Abbiamo urgente bisogno di azioni comuni, frutto di una collaborazione leale e costante, perché la sfida ambientale che stiamo affrontando e le sue radici umane hanno un impatto su ciascuno di noi. Un impatto non solo fisico, ma anche psicologico e culturale.
Rispettare dignità e diritti
L’appello è diretto ai governi perché possano “riconoscere i popoli indigeni di tutto il mondo, con le loro culture, lingue, tradizioni e spiritualità”, e “rispettare la loro dignità e i loro diritti, sapendo che la ricchezza della nostra grande famiglia umana consiste proprio nella sua diversità”.

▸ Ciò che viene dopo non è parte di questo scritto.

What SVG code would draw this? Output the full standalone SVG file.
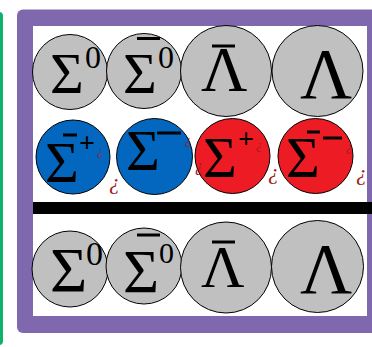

Ignorare le comunità originali nella salvaguardia della terra è un grave errore, è il funzionalismo estrattvista, no? Per non dire una grande ingiustizia.
Una giusta transizione
D’altra parte, sottolinea il Pontefice, “valorizzare il loro patrimonio culturale e le loro tecniche ancestrali ci aiuterà a intraprendere la strada di una migliore gestione ambientale”. A questo proposito, reputa “encomiabile” il lavoro dell’IFAD per assistere le comunità indigene in un processo di sviluppo autodeterminato, in particolare attraverso il Fondo di sostegno alle popolazioni indigene. Tuttavia, afferma, “questi sforzi devono essere moltiplicati e accompagnati da un processo decisionale decisivo e lungimirante”. Il fine è di realizzare “una giusta transizione”.
Vivere bene e in armonia
Il Papa si distacca dal discorso scritto e a braccio riflette su “due parole chiave: vivere bene e armonia”. “Vivere bene non è il dolce fare niente, la dolce vita della borghesia distillata, no, no”, dice. “È vivere in armonia con la natura. È vivere in armonia con la natura, sapendo cercare, non l’equilibrio, no, più che l’equilibrio, l’armonia, che è superiore all’equilibrio. L’equilibrio può essere funzionale, l’armonia non è mai funzionale, è sovrana in sé.”
Sapere come muoversi in armonia è ciò che dà la saggezza che chiamiamo la buona vita. Armonia tra una persona e la sua comunità, armonia tra una persona e l’ambiente, armonia tra una persona e tutto il creato.
Le ferite di estrattivismo e deforestazione
Contro questa armonia ci sono delle ferite evidenti “che – denuncia Papa Francesco – stanno distruggendo i popoli”: “Estrattivismo, nel caso dell’Amazzonia”, estrattivismo delle miniere, e “deforestazione”. “Cercate sempre l’armonia”, è l’invito del Papa. “Quando le persone non rispettano il bene del suolo, il bene dell’ambiente, il bene del tempo, il bene della vegetazione o il bene della fauna, quel bene generale, quando non lo rispettano, cadono in posizioni non umane, perché perdono quel contatto con la madre terra. Non in senso superstizioso, ma nel senso di ciò che ci dà cultura e ci dà armonia”.
Le culture aborigene non devono essere convertite in una cultura moderna, no. Devono essere rispettate e… Devono rispettarli e… due cose: camminare sulla loro strada di sviluppo e, in secondo luogo, ascoltare i messaggi di saggezza che ci danno. Perché è una saggezza non enciclopedica. È la saggezza di vedere, ascoltare e toccare nella vita quotidiana.
Lottare per l’armonia
Da qui un incoraggiamento a “luchar“, a “lottare” per proclamare questa armonia. “Questa politica funzionalista, questa politica dell’estrattivismo la sta distruggendo. E che tutti noi possiamo imparare dal buon vivere in questo senso armonioso dei popoli indigeni”, conclude Francesco. Assicura quindi le sue preghiere e ne chiede per sé: “E se qualcuno di voi non prega, mandatemi buone vibrazioni, ne abbiamo bisogno qui”.